In fact it looks from those figures that a fair percentage of black market money is being used to externalise funds, rather than buy stuff.
But the figures also show why the monetary authorities are not really fussed about black market rates since that market is now a small side-show and has nothing really to do with the real economy.
The real economy functions in the banking sector, not in the tin-trunk sector, and so long as the real economy is market driven, and the auctions are that, with the Reserve Bank basically just ensuring that the minimum bid rate is realistic and then umpiring the market.
The separation of markets and the marginal nature of the black market means that rate convergence is not on anyone’s agenda.
This does not mean that the Reserve Bank has no managing role. It has uncovered cheating, and so has handed out a few red cards, and it acknowledges the delays and is now in the process of fixing that.
But since the delays are the old seasonal problem, now about to flip over the other way as monthly exports rise suddenly, the one remaining area is the market perceptions, and hence the efforts by the RBZ to expand its explanations in the past week.
This is important. The RBZ cannot sit as an inscrutable gnome any more and needs to explain and take people more into its confidence. A lot of progress has been made in this regard, but it is now better to over-explain rather than keep silent, and let rumours echoing in dark corridors fill any gaps.
As Zimbabwe continues to accelerate into the normal and real world from its 50 plus years of diversion into a managed economy, and at times badly managed economy, the rules of the normal world need to apply.
Government has learned, and while it might swamp people at times with information we all at least know how things are moving. Those post-Cabinet briefings, for example, not just give information, but allow questions when people might not understand fully just what is being said.

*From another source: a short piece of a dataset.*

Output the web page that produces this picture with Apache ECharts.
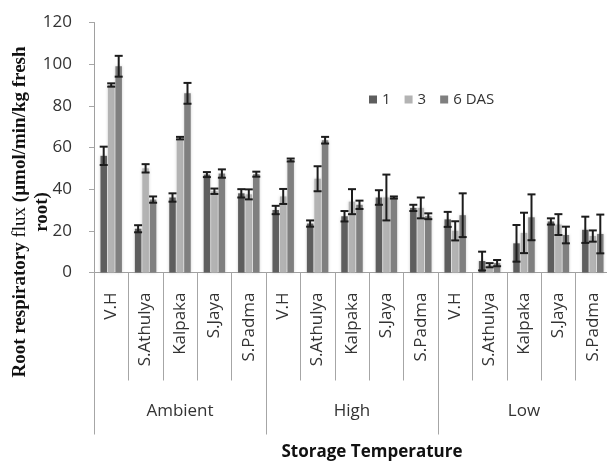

The advent of the Monetary Policy Committee has boosted information flows, but not everyone is as economically literate as the high-flyers in the Reserve Bank and the experts on the committee, and the lack of practical experience in a real market economy does hinder instant understanding.
So at times things like committee statements do need more explanations to correct misconceptions before they arise. Many commentators, including some journalists, can also grab the wrong end of the stick, so maximum information flows are required.
There will always be those who think the worse of anything; that is human nature. But when facts and figures are presented to back up generalisations and explanations, most people can start to understand and can make assessments on the things that affect them reasonably accurately.